* Available data *

***

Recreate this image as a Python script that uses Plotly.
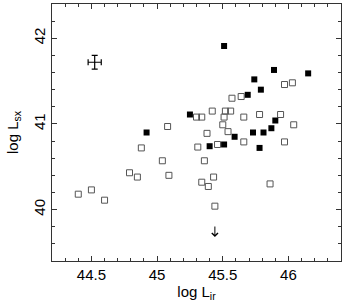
import plotly.graph_objects as go

# filled squares
filled_x = [45.51, 45.89, 46.15, 45.74, 45.79, 45.69, 45.25, 45.90, 45.87, 44.92,
            45.59, 45.73, 45.81, 45.40, 45.51, 45.78]
filled_y = [41.91, 41.63, 41.59, 41.52, 41.40, 41.34, 41.11, 41.04, 40.95, 40.90,
            40.85, 40.90, 40.90, 40.74, 40.76, 40.72]

# open squares
open_x = [45.97, 46.03, 45.64, 45.57, 45.30, 45.34, 45.42, 45.52, 45.56, 45.51,
          45.66, 45.78, 45.94, 46.04, 45.50, 45.38, 45.54, 45.66, 45.97, 45.31,
          45.46, 45.08, 44.88, 45.04, 45.36, 45.09, 44.79, 44.85, 44.50, 44.40,
          44.60, 45.34, 45.43, 45.39, 45.44, 45.86]
open_y = [41.46, 41.48, 41.32, 41.30, 41.08, 41.08, 41.15, 41.15, 41.15, 41.08,
          41.08, 41.11, 41.11, 40.99, 40.99, 40.89, 40.91, 40.79, 40.79, 40.73,
          40.76, 40.97, 40.72, 40.57, 40.57, 40.40, 40.43, 40.38, 40.23, 40.18,
          40.11, 40.32, 40.38, 40.27, 40.04, 40.30]

# upper limit (arrow from top to tip)
limit_x = [45.44]
limit_top = [39.82]
limit_tip = [39.68]

# typical error bar
err_x = [44.525]
err_y = [41.72]
err_dx = [0.05]
err_dy = [0.08]

fig = go.Figure()
fig.add_trace(go.Scatter(x=open_x, y=open_y, mode="markers",
                         marker=dict(symbol="square-open", size=6, color="#555555",
                                     line=dict(width=1, color="#555555"))))
fig.add_trace(go.Scatter(x=filled_x, y=filled_y, mode="markers",
                         marker=dict(symbol="square", size=6, color="black",
                                     line=dict(width=0))))
fig.add_trace(go.Scatter(x=err_x, y=err_y, mode="markers",
                         marker=dict(size=1, color="black"),
                         error_x=dict(type="data", array=err_dx, color="black", thickness=1.2, width=3),
                         error_y=dict(type="data", array=err_dy, color="black", thickness=1.2, width=3)))
for lx, lt, lb in zip(limit_x, limit_top, limit_tip):
    fig.add_annotation(x=lx, y=lb, ax=lx, ay=lt, xref="x", yref="y", axref="x", ayref="y",
                       text="", showarrow=True, arrowhead=4, arrowsize=1.2,
                       arrowwidth=1, arrowcolor="black")

font = dict(family="Liberation Sans, Arial, sans-serif", size=15, color="black")
axis_common = dict(showline=True, linecolor="#333333", linewidth=1, mirror="allticks",
                   ticks="inside", ticklen=5, tickcolor="#333333", showgrid=False,
                   zeroline=False, tickfont=font, automargin=False)
fig.update_xaxes(range=[44.2, 46.4], dtick=0.5, tick0=44.5,
                 minor=dict(dtick=0.1, ticks="inside", ticklen=3, tickcolor="#333333"),
                 title=dict(text="log L<sub>ir</sub>", font=font, standoff=2),
                 **axis_common)
fig.update_yaxes(range=[39.4, 42.4], dtick=1, tick0=40, tickangle=-90,
                 minor=dict(dtick=0.2, ticks="inside", ticklen=3, tickcolor="#333333"),
                 title=dict(text="log L<sub>sx</sub>", font=font, standoff=8),
                 **axis_common)
fig.update_layout(width=349, height=303, showlegend=False,
                  margin=dict(l=52, r=8, t=4, b=42),
                  plot_bgcolor="white", paper_bgcolor="white", font=font)
fig.write_html("out.html", config={"displayModeBar": False},
               post_script="document.body.style.margin='0';")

***

* Short problem *
Give back the whole listing as it stands, minus its pictures.

* Answer to this exercise *
Recreate this image as a Python script that uses Plotly.
import plotly.graph_objects as go

# filled squares
filled_x = [45.51, 45.89, 46.15, 45.74, 45.79, 45.69, 45.25, 45.90, 45.87, 44.92,
            45.59, 45.73, 45.81, 45.40, 45.51, 45.78]
filled_y = [41.91, 41.63, 41.59, 41.52, 41.40, 41.34, 41.11, 41.04, 40.95, 40.90,
            40.85, 40.90, 40.90, 40.74, 40.76, 40.72]

# open squares
open_x = [45.97, 46.03, 45.64, 45.57, 45.30, 45.34, 45.42, 45.52, 45.56, 45.51,
          45.66, 45.78, 45.94, 46.04, 45.50, 45.38, 45.54, 45.66, 45.97, 45.31,
          45.46, 45.08, 44.88, 45.04, 45.36, 45.09, 44.79, 44.85, 44.50, 44.40,
          44.60, 45.34, 45.43, 45.39, 45.44, 45.86]
open_y = [41.46, 41.48, 41.32, 41.30, 41.08, 41.08, 41.15, 41.15, 41.15, 41.08,
          41.08, 41.11, 41.11, 40.99, 40.99, 40.89, 40.91, 40.79, 40.79, 40.73,
          40.76, 40.97, 40.72, 40.57, 40.57, 40.40, 40.43, 40.38, 40.23, 40.18,
          40.11, 40.32, 40.38, 40.27, 40.04, 40.30]

# upper limit (arrow from top to tip)
limit_x = [45.44]
limit_top = [39.82]
limit_tip = [39.68]

# typical error bar
err_x = [44.525]
err_y = [41.72]
err_dx = [0.05]
err_dy = [0.08]

fig = go.Figure()
fig.add_trace(go.Scatter(x=open_x, y=open_y, mode="markers",
                         marker=dict(symbol="square-open", size=6, color="#555555",
                                     line=dict(width=1, color="#555555"))))
fig.add_trace(go.Scatter(x=filled_x, y=filled_y, mode="markers",
                         marker=dict(symbol="square", size=6, color="black",
                                     line=dict(width=0))))
fig.add_trace(go.Scatter(x=err_x, y=err_y, mode="markers",
                         marker=dict(size=1, color="black"),
                         error_x=dict(type="data", array=err_dx, color="black", thickness=1.2, width=3),
                         error_y=dict(type="data", array=err_dy, color="black", thickness=1.2, width=3)))
for lx, lt, lb in zip(limit_x, limit_top, limit_tip):
    fig.add_annotation(x=lx, y=lb, ax=lx, ay=lt, xref="x", yref="y", axref="x", ayref="y",
                       text="", showarrow=True, arrowhead=4, arrowsize=1.2,
                       arrowwidth=1, arrowcolor="black")

font = dict(family="Liberation Sans, Arial, sans-serif", size=15, color="black")
axis_common = dict(showline=True, linecolor="#333333", linewidth=1, mirror="allticks",
                   ticks="inside", ticklen=5, tickcolor="#333333", showgrid=False,
                   zeroline=False, tickfont=font, automargin=False)
fig.update_xaxes(range=[44.2, 46.4], dtick=0.5, tick0=44.5,
                 minor=dict(dtick=0.1, ticks="inside", ticklen=3, tickcolor="#333333"),
                 title=dict(text="log L<sub>ir</sub>", font=font, standoff=2),
                 **axis_common)
fig.update_yaxes(range=[39.4, 42.4], dtick=1, tick0=40, tickangle=-90,
                 minor=dict(dtick=0.2, ticks="inside", ticklen=3, tickcolor="#333333"),
                 title=dict(text="log L<sub>sx</sub>", font=font, standoff=8),
                 **axis_common)
fig.update_layout(width=349, height=303, showlegend=False,
                  margin=dict(l=52, r=8, t=4, b=42),
                  plot_bgcolor="white", paper_bgcolor="white", font=font)
fig.write_html("out.html", config={"displayModeBar": False},
               post_script="document.body.style.margin='0';")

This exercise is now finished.